◆ **Exercise directions**: Reproduce exactly the lines below, from the first one through the line containing "import * as", and omit any pictures.

◆ **Material**:

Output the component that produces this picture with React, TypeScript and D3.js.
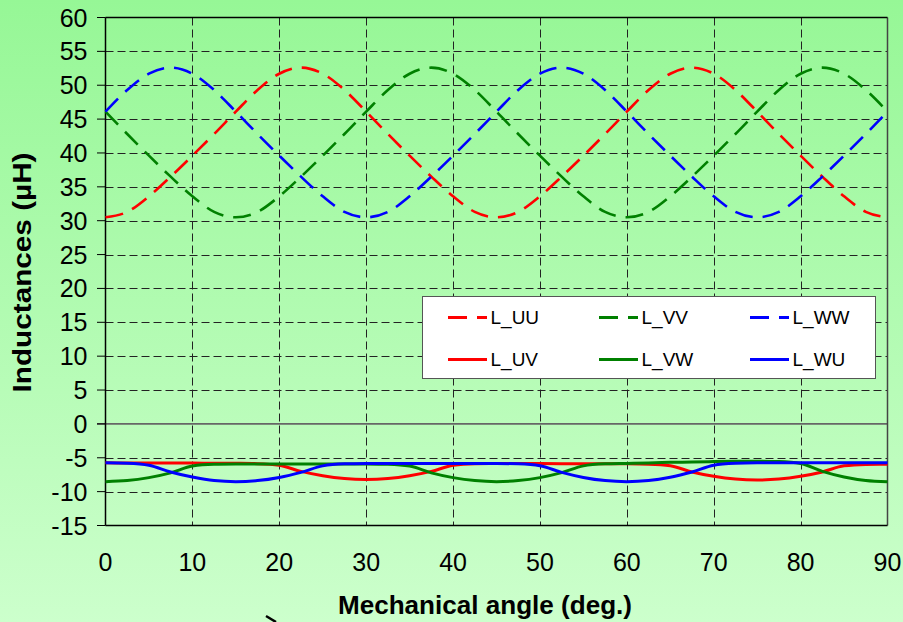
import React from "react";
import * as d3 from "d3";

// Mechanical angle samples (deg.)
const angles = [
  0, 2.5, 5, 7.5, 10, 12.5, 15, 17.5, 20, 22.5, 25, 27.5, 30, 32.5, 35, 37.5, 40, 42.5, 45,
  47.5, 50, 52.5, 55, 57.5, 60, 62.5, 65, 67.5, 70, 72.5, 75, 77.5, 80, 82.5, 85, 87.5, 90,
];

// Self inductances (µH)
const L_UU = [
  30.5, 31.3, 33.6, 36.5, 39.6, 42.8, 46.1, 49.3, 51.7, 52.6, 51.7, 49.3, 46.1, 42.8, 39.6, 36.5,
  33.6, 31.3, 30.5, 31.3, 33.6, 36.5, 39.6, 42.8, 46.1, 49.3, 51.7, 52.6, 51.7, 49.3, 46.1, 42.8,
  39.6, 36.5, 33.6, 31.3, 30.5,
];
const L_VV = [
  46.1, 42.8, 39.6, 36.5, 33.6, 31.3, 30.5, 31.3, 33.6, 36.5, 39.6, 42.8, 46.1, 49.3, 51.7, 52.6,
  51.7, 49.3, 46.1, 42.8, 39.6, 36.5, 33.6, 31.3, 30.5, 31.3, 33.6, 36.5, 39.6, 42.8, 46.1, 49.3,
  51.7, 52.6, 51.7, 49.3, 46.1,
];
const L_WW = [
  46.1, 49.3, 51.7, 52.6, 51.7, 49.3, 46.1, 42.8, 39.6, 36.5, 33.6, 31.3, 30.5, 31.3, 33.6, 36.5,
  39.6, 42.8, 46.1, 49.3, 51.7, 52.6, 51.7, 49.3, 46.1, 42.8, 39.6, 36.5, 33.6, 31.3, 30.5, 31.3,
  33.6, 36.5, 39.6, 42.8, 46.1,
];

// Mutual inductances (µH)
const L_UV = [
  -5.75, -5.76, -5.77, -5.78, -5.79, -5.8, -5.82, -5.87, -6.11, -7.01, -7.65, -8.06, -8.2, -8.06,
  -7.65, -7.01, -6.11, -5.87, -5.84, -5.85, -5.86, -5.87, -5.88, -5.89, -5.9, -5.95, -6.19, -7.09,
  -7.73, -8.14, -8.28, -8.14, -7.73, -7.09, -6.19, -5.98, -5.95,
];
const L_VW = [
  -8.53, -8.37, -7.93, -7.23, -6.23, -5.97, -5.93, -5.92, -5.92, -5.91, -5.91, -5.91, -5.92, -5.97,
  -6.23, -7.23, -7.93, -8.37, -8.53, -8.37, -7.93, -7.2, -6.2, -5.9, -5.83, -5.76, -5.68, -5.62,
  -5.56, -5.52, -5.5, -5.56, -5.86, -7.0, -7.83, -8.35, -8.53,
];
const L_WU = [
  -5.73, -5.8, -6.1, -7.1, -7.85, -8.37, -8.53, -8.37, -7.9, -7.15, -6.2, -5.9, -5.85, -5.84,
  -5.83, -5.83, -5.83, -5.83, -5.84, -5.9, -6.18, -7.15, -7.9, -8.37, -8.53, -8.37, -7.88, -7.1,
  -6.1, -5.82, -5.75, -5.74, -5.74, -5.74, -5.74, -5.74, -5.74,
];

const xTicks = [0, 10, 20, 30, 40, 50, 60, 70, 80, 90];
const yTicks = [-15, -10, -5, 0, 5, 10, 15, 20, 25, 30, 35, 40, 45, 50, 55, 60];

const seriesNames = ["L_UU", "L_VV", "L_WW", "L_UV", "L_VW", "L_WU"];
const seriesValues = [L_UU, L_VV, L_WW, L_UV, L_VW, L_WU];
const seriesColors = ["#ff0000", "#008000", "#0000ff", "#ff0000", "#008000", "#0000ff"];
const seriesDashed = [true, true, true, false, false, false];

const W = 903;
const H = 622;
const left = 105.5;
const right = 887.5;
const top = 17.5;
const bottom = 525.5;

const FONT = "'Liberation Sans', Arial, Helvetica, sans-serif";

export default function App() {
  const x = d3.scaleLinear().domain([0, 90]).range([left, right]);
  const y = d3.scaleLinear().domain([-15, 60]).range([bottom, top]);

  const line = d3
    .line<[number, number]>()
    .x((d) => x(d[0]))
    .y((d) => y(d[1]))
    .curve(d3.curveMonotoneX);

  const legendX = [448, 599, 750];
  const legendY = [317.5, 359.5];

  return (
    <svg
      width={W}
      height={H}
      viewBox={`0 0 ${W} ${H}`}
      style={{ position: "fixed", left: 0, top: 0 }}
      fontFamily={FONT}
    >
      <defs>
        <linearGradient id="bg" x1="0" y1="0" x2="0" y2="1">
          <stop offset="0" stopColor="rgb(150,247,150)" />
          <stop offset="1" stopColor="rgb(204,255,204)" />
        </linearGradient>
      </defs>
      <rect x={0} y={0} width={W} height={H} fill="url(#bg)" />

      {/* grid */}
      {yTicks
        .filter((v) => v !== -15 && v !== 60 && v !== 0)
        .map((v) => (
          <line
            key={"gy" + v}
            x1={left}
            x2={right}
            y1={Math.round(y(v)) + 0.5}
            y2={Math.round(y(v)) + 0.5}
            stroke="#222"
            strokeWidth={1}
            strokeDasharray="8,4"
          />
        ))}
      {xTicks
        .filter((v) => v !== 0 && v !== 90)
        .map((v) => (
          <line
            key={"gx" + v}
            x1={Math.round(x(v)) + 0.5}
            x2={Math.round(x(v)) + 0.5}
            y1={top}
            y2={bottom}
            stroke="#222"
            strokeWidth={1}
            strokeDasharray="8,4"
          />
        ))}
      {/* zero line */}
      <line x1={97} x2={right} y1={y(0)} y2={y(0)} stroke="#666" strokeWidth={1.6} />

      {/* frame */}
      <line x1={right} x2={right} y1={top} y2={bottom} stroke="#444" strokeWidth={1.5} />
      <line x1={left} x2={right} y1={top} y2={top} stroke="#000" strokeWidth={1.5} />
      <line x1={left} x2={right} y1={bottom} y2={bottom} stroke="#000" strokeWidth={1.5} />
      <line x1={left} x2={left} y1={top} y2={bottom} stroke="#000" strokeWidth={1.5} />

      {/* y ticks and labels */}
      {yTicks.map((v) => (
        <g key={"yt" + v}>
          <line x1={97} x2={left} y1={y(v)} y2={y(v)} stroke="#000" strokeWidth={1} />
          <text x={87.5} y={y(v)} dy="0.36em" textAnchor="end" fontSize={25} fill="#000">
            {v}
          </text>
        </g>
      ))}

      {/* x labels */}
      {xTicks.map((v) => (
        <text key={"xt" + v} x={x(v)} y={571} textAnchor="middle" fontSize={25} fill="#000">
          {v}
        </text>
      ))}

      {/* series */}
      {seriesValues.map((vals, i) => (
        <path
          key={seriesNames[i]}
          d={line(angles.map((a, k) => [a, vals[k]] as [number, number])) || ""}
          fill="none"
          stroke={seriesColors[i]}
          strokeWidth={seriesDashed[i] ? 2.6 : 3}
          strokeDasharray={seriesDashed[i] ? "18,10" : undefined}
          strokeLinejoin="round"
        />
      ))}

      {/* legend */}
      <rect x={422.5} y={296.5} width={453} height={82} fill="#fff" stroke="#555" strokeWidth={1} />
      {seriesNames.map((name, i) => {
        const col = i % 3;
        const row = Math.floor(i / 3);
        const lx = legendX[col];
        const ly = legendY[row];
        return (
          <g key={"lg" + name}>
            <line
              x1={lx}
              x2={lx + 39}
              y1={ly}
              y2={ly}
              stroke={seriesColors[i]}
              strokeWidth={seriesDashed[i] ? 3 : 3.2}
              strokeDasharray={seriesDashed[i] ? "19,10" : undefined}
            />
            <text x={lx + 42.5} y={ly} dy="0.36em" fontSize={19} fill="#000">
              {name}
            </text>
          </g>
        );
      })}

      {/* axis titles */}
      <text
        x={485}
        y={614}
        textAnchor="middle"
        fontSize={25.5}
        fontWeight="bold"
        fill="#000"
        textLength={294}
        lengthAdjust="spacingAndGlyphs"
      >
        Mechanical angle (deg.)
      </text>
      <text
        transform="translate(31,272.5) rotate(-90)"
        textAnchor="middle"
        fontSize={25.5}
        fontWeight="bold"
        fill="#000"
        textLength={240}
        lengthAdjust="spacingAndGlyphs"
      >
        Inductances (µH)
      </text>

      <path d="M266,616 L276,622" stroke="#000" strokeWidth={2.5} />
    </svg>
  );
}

◆ **Response below**:
Output the component that produces this picture with React, TypeScript and D3.js.
import React from "react";
import * as d3 from "d3";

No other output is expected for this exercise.